AIM OF THE EXERCISE:
Find the word "matplotlib" in the listing; pull out each line holding it.

DATA EXTRACT:
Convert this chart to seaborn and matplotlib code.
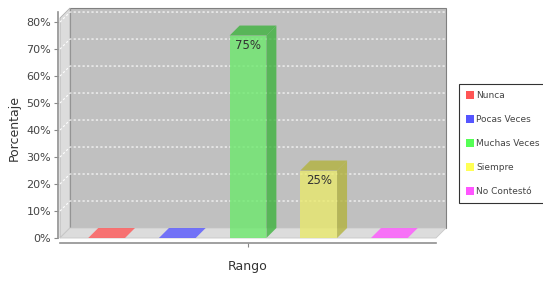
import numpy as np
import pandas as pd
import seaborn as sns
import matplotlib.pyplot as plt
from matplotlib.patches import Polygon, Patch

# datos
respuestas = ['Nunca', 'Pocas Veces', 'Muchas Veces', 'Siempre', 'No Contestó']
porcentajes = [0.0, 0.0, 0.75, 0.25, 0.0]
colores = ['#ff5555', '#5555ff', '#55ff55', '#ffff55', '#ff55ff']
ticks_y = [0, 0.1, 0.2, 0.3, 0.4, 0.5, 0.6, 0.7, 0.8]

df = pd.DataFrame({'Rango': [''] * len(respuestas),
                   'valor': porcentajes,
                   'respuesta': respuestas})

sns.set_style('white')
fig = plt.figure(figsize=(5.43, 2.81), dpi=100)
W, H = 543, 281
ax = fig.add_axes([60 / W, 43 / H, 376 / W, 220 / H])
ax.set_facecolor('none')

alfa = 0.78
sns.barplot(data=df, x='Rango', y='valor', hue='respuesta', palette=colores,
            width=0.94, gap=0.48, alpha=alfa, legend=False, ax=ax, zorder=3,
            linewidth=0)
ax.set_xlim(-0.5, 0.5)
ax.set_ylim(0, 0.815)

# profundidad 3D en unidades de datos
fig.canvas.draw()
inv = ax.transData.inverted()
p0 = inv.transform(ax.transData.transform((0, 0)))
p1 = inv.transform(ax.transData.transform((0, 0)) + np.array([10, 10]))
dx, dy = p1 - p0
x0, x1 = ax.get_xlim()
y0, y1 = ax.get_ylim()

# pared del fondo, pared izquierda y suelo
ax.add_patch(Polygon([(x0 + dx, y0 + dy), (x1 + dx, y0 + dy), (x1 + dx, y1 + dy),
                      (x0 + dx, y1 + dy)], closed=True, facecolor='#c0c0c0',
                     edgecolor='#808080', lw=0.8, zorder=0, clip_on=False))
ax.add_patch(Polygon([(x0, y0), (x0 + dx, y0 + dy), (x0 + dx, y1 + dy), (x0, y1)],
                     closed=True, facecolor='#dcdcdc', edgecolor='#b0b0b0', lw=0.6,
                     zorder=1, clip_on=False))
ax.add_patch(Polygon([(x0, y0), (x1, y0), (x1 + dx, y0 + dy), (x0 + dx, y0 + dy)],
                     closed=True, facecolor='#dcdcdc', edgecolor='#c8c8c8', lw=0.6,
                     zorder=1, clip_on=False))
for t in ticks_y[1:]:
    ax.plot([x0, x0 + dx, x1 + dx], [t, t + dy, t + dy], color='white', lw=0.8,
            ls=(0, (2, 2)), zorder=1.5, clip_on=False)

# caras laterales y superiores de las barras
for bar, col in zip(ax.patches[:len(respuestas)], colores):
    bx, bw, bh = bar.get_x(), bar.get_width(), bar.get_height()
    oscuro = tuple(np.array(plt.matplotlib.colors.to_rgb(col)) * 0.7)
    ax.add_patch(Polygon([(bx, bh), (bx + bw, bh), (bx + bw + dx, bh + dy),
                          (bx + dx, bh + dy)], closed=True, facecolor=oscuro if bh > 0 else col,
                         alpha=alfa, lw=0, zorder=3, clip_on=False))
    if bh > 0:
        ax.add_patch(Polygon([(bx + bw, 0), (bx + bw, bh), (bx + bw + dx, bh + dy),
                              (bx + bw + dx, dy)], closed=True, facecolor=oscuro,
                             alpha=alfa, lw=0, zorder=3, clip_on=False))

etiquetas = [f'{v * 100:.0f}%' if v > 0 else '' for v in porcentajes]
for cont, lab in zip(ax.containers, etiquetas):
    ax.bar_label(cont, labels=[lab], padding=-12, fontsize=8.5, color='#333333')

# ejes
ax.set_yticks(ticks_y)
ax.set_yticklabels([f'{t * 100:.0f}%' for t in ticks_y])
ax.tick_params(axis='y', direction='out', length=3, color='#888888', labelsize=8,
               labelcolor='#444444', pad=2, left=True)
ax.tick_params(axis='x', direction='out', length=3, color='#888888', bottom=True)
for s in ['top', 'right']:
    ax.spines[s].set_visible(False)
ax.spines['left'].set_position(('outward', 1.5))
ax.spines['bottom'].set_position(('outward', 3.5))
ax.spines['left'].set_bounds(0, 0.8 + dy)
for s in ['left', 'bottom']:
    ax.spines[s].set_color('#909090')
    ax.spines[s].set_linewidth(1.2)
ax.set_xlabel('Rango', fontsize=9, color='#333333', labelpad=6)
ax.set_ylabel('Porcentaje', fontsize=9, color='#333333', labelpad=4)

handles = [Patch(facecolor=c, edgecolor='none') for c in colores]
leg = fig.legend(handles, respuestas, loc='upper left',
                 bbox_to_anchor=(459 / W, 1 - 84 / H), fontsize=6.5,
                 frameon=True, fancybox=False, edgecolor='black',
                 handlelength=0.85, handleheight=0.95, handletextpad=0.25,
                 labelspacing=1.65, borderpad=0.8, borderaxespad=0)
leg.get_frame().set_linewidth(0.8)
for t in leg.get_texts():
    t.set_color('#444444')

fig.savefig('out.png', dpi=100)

SOLUTION TO THIS PROBLEM:
Convert this chart to seaborn and matplotlib code.
import matplotlib.pyplot as plt
from matplotlib.patches import Polygon, Patch
    oscuro = tuple(np.array(plt.matplotlib.colors.to_rgb(col)) * 0.7)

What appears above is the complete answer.